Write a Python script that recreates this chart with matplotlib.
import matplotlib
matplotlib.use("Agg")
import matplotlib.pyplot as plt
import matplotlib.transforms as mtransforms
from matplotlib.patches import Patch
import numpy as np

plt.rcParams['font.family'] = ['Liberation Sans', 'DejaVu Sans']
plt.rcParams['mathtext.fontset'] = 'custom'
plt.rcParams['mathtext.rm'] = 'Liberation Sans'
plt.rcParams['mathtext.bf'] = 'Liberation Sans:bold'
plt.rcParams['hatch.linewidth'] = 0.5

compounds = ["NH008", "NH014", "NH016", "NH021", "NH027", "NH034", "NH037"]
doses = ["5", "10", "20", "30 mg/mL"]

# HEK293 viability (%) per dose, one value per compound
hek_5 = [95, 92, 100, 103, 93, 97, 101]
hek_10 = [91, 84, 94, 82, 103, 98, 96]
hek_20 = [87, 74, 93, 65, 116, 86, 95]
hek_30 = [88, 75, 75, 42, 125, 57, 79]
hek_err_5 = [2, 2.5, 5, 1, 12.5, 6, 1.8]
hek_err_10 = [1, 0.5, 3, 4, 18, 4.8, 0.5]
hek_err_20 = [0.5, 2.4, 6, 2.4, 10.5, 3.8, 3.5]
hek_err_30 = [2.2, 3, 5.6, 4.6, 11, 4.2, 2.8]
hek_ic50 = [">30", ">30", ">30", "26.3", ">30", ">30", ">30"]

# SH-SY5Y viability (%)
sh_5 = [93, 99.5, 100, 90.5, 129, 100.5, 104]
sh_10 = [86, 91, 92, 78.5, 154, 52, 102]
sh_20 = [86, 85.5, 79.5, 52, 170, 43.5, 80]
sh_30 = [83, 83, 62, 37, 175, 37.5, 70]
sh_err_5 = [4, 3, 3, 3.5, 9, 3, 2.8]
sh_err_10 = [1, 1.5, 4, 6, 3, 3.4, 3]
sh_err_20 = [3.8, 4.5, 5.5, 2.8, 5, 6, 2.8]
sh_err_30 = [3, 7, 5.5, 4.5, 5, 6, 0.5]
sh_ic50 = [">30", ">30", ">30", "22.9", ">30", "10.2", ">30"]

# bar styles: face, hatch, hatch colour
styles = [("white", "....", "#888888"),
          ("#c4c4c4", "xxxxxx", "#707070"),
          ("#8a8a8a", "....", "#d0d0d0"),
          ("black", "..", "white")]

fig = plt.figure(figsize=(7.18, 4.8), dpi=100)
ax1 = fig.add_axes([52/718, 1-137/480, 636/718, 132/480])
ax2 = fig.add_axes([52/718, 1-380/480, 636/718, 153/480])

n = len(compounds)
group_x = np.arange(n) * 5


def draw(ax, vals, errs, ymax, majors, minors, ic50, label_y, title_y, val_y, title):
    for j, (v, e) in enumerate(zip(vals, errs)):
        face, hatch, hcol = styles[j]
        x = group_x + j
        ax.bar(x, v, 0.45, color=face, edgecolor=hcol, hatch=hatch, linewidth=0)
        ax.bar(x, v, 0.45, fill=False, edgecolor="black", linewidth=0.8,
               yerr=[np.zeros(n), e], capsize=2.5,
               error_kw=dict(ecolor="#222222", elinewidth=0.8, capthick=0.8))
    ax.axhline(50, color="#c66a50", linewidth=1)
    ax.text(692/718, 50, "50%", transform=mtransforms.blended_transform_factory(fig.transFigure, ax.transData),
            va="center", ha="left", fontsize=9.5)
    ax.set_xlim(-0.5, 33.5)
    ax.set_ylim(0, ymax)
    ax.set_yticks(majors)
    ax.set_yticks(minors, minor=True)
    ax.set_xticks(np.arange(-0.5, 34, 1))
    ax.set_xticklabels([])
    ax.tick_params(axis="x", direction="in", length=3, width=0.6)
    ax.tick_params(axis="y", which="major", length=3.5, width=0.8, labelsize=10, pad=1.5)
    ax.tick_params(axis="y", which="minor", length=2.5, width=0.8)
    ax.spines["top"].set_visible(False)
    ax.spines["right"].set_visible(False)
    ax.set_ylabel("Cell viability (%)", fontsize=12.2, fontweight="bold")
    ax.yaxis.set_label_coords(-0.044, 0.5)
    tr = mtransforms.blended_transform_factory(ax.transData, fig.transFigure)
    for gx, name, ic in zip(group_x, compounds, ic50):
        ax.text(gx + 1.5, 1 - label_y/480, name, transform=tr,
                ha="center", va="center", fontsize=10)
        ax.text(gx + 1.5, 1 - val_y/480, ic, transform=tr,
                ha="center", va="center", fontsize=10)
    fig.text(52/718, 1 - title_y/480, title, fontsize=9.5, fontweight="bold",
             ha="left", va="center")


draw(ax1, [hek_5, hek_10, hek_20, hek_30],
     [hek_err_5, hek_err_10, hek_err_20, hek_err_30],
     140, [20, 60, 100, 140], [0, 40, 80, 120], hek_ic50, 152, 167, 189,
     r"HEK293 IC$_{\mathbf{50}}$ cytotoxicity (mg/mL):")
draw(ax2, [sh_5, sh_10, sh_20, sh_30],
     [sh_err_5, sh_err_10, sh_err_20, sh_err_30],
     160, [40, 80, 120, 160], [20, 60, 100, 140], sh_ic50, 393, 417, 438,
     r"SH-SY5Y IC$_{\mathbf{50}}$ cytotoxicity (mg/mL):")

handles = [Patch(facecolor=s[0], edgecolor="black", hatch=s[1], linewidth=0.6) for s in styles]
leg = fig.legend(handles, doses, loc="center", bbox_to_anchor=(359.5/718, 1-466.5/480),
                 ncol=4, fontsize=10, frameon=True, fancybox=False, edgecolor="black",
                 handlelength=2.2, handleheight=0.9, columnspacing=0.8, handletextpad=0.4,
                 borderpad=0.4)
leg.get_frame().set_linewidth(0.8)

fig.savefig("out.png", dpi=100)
^^^^
- WRITTEN INSTRUCTION -
Emit the full listing verbatim.

- TASK SOLUTION -
Write a Python script that recreates this chart with matplotlib.
import matplotlib
matplotlib.use("Agg")
import matplotlib.pyplot as plt
import matplotlib.transforms as mtransforms
from matplotlib.patches import Patch
import numpy as np

plt.rcParams['font.family'] = ['Liberation Sans', 'DejaVu Sans']
plt.rcParams['mathtext.fontset'] = 'custom'
plt.rcParams['mathtext.rm'] = 'Liberation Sans'
plt.rcParams['mathtext.bf'] = 'Liberation Sans:bold'
plt.rcParams['hatch.linewidth'] = 0.5

compounds = ["NH008", "NH014", "NH016", "NH021", "NH027", "NH034", "NH037"]
doses = ["5", "10", "20", "30 mg/mL"]

# HEK293 viability (%) per dose, one value per compound
hek_5 = [95, 92, 100, 103, 93, 97, 101]
hek_10 = [91, 84, 94, 82, 103, 98, 96]
hek_20 = [87, 74, 93, 65, 116, 86, 95]
hek_30 = [88, 75, 75, 42, 125, 57, 79]
hek_err_5 = [2, 2.5, 5, 1, 12.5, 6, 1.8]
hek_err_10 = [1, 0.5, 3, 4, 18, 4.8, 0.5]
hek_err_20 = [0.5, 2.4, 6, 2.4, 10.5, 3.8, 3.5]
hek_err_30 = [2.2, 3, 5.6, 4.6, 11, 4.2, 2.8]
hek_ic50 = [">30", ">30", ">30", "26.3", ">30", ">30", ">30"]

# SH-SY5Y viability (%)
sh_5 = [93, 99.5, 100, 90.5, 129, 100.5, 104]
sh_10 = [86, 91, 92, 78.5, 154, 52, 102]
sh_20 = [86, 85.5, 79.5, 52, 170, 43.5, 80]
sh_30 = [83, 83, 62, 37, 175, 37.5, 70]
sh_err_5 = [4, 3, 3, 3.5, 9, 3, 2.8]
sh_err_10 = [1, 1.5, 4, 6, 3, 3.4, 3]
sh_err_20 = [3.8, 4.5, 5.5, 2.8, 5, 6, 2.8]
sh_err_30 = [3, 7, 5.5, 4.5, 5, 6, 0.5]
sh_ic50 = [">30", ">30", ">30", "22.9", ">30", "10.2", ">30"]

# bar styles: face, hatch, hatch colour
styles = [("white", "....", "#888888"),
          ("#c4c4c4", "xxxxxx", "#707070"),
          ("#8a8a8a", "....", "#d0d0d0"),
          ("black", "..", "white")]

fig = plt.figure(figsize=(7.18, 4.8), dpi=100)
ax1 = fig.add_axes([52/718, 1-137/480, 636/718, 132/480])
ax2 = fig.add_axes([52/718, 1-380/480, 636/718, 153/480])

n = len(compounds)
group_x = np.arange(n) * 5


def draw(ax, vals, errs, ymax, majors, minors, ic50, label_y, title_y, val_y, title):
    for j, (v, e) in enumerate(zip(vals, errs)):
        face, hatch, hcol = styles[j]
        x = group_x + j
        ax.bar(x, v, 0.45, color=face, edgecolor=hcol, hatch=hatch, linewidth=0)
        ax.bar(x, v, 0.45, fill=False, edgecolor="black", linewidth=0.8,
               yerr=[np.zeros(n), e], capsize=2.5,
               error_kw=dict(ecolor="#222222", elinewidth=0.8, capthick=0.8))
    ax.axhline(50, color="#c66a50", linewidth=1)
    ax.text(692/718, 50, "50%", transform=mtransforms.blended_transform_factory(fig.transFigure, ax.transData),
            va="center", ha="left", fontsize=9.5)
    ax.set_xlim(-0.5, 33.5)
    ax.set_ylim(0, ymax)
    ax.set_yticks(majors)
    ax.set_yticks(minors, minor=True)
    ax.set_xticks(np.arange(-0.5, 34, 1))
    ax.set_xticklabels([])
    ax.tick_params(axis="x", direction="in", length=3, width=0.6)
    ax.tick_params(axis="y", which="major", length=3.5, width=0.8, labelsize=10, pad=1.5)
    ax.tick_params(axis="y", which="minor", length=2.5, width=0.8)
    ax.spines["top"].set_visible(False)
    ax.spines["right"].set_visible(False)
    ax.set_ylabel("Cell viability (%)", fontsize=12.2, fontweight="bold")
    ax.yaxis.set_label_coords(-0.044, 0.5)
    tr = mtransforms.blended_transform_factory(ax.transData, fig.transFigure)
    for gx, name, ic in zip(group_x, compounds, ic50):
        ax.text(gx + 1.5, 1 - label_y/480, name, transform=tr,
                ha="center", va="center", fontsize=10)
        ax.text(gx + 1.5, 1 - val_y/480, ic, transform=tr,
                ha="center", va="center", fontsize=10)
    fig.text(52/718, 1 - title_y/480, title, fontsize=9.5, fontweight="bold",
             ha="left", va="center")


draw(ax1, [hek_5, hek_10, hek_20, hek_30],
     [hek_err_5, hek_err_10, hek_err_20, hek_err_30],
     140, [20, 60, 100, 140], [0, 40, 80, 120], hek_ic50, 152, 167, 189,
     r"HEK293 IC$_{\mathbf{50}}$ cytotoxicity (mg/mL):")
draw(ax2, [sh_5, sh_10, sh_20, sh_30],
     [sh_err_5, sh_err_10, sh_err_20, sh_err_30],
     160, [40, 80, 120, 160], [20, 60, 100, 140], sh_ic50, 393, 417, 438,
     r"SH-SY5Y IC$_{\mathbf{50}}$ cytotoxicity (mg/mL):")

handles = [Patch(facecolor=s[0], edgecolor="black", hatch=s[1], linewidth=0.6) for s in styles]
leg = fig.legend(handles, doses, loc="center", bbox_to_anchor=(359.5/718, 1-466.5/480),
                 ncol=4, fontsize=10, frameon=True, fancybox=False, edgecolor="black",
                 handlelength=2.2, handleheight=0.9, columnspacing=0.8, handletextpad=0.4,
                 borderpad=0.4)
leg.get_frame().set_linewidth(0.8)

fig.savefig("out.png", dpi=100)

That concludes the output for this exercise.